## Start Records shown

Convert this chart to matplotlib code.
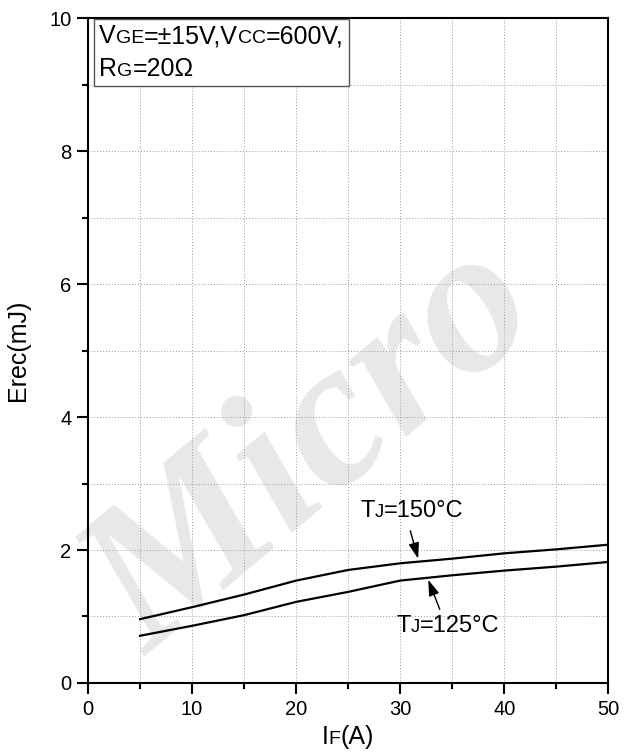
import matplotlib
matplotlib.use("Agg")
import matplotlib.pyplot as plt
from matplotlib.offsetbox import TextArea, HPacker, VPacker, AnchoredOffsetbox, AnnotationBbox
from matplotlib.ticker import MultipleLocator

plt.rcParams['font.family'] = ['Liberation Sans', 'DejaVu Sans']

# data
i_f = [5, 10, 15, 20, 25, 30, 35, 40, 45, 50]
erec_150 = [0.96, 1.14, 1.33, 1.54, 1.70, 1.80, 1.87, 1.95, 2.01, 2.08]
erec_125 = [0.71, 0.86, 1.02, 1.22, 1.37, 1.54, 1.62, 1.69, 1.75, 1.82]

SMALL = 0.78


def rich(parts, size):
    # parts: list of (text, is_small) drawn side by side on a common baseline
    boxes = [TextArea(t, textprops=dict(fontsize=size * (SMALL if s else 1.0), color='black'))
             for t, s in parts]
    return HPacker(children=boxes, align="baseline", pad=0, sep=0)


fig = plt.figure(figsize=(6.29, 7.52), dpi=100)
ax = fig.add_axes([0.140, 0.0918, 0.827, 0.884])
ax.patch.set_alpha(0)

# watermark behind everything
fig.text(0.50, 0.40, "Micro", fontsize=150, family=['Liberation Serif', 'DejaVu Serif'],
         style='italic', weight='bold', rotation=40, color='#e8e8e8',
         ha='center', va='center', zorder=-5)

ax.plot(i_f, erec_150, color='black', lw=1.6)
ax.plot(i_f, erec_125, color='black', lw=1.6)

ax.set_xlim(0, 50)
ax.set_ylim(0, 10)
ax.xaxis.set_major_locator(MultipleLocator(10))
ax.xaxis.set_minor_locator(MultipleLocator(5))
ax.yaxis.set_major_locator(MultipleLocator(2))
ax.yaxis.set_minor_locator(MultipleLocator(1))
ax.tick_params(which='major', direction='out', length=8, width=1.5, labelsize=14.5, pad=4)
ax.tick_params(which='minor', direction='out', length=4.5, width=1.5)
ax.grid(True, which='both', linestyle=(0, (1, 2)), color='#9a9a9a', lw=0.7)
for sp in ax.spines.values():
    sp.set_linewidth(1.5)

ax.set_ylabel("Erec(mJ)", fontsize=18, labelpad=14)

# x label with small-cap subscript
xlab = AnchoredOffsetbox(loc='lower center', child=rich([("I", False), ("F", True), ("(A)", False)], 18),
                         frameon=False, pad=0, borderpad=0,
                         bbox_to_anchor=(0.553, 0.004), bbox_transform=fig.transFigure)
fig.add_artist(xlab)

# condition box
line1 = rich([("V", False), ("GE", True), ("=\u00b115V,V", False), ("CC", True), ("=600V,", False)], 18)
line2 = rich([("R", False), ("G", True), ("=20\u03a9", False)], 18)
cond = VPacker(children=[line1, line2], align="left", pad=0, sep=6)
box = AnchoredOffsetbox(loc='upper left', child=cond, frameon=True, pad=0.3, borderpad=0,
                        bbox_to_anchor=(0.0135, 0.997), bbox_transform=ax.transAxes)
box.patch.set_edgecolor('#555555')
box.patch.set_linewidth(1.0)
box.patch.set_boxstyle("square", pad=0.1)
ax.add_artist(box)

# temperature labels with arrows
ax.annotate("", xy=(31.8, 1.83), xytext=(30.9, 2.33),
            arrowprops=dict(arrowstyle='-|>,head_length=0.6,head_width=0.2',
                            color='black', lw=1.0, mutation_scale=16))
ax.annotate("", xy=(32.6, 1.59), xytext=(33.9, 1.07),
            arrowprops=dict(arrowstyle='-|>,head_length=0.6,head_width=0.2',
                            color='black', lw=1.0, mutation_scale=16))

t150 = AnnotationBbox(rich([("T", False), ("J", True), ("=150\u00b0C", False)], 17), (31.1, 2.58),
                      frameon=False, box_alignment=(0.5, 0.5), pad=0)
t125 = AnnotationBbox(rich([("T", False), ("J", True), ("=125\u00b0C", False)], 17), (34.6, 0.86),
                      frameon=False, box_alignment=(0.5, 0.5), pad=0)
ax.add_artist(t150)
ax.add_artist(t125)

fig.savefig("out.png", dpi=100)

## End Records shown
## Start Records shown

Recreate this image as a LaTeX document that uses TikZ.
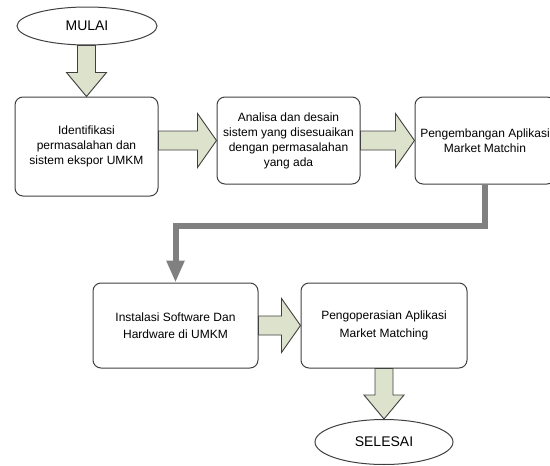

## End Records shown

◆ What is required:
Among the entries above, locate the line with "Convert this chart to matplotlib code." and the line with "ha='center', va='center', zorder=-5)". Give those two lines and all lines between them again, exactly, leaving out the pictures.

◆ Answer below:
Convert this chart to matplotlib code.
import matplotlib
matplotlib.use("Agg")
import matplotlib.pyplot as plt
from matplotlib.offsetbox import TextArea, HPacker, VPacker, AnchoredOffsetbox, AnnotationBbox
from matplotlib.ticker import MultipleLocator

plt.rcParams['font.family'] = ['Liberation Sans', 'DejaVu Sans']

# data
i_f = [5, 10, 15, 20, 25, 30, 35, 40, 45, 50]
erec_150 = [0.96, 1.14, 1.33, 1.54, 1.70, 1.80, 1.87, 1.95, 2.01, 2.08]
erec_125 = [0.71, 0.86, 1.02, 1.22, 1.37, 1.54, 1.62, 1.69, 1.75, 1.82]

SMALL = 0.78


def rich(parts, size):
    # parts: list of (text, is_small) drawn side by side on a common baseline
    boxes = [TextArea(t, textprops=dict(fontsize=size * (SMALL if s else 1.0), color='black'))
             for t, s in parts]
    return HPacker(children=boxes, align="baseline", pad=0, sep=0)


fig = plt.figure(figsize=(6.29, 7.52), dpi=100)
ax = fig.add_axes([0.140, 0.0918, 0.827, 0.884])
ax.patch.set_alpha(0)

# watermark behind everything
fig.text(0.50, 0.40, "Micro", fontsize=150, family=['Liberation Serif', 'DejaVu Serif'],
         style='italic', weight='bold', rotation=40, color='#e8e8e8',
         ha='center', va='center', zorder=-5)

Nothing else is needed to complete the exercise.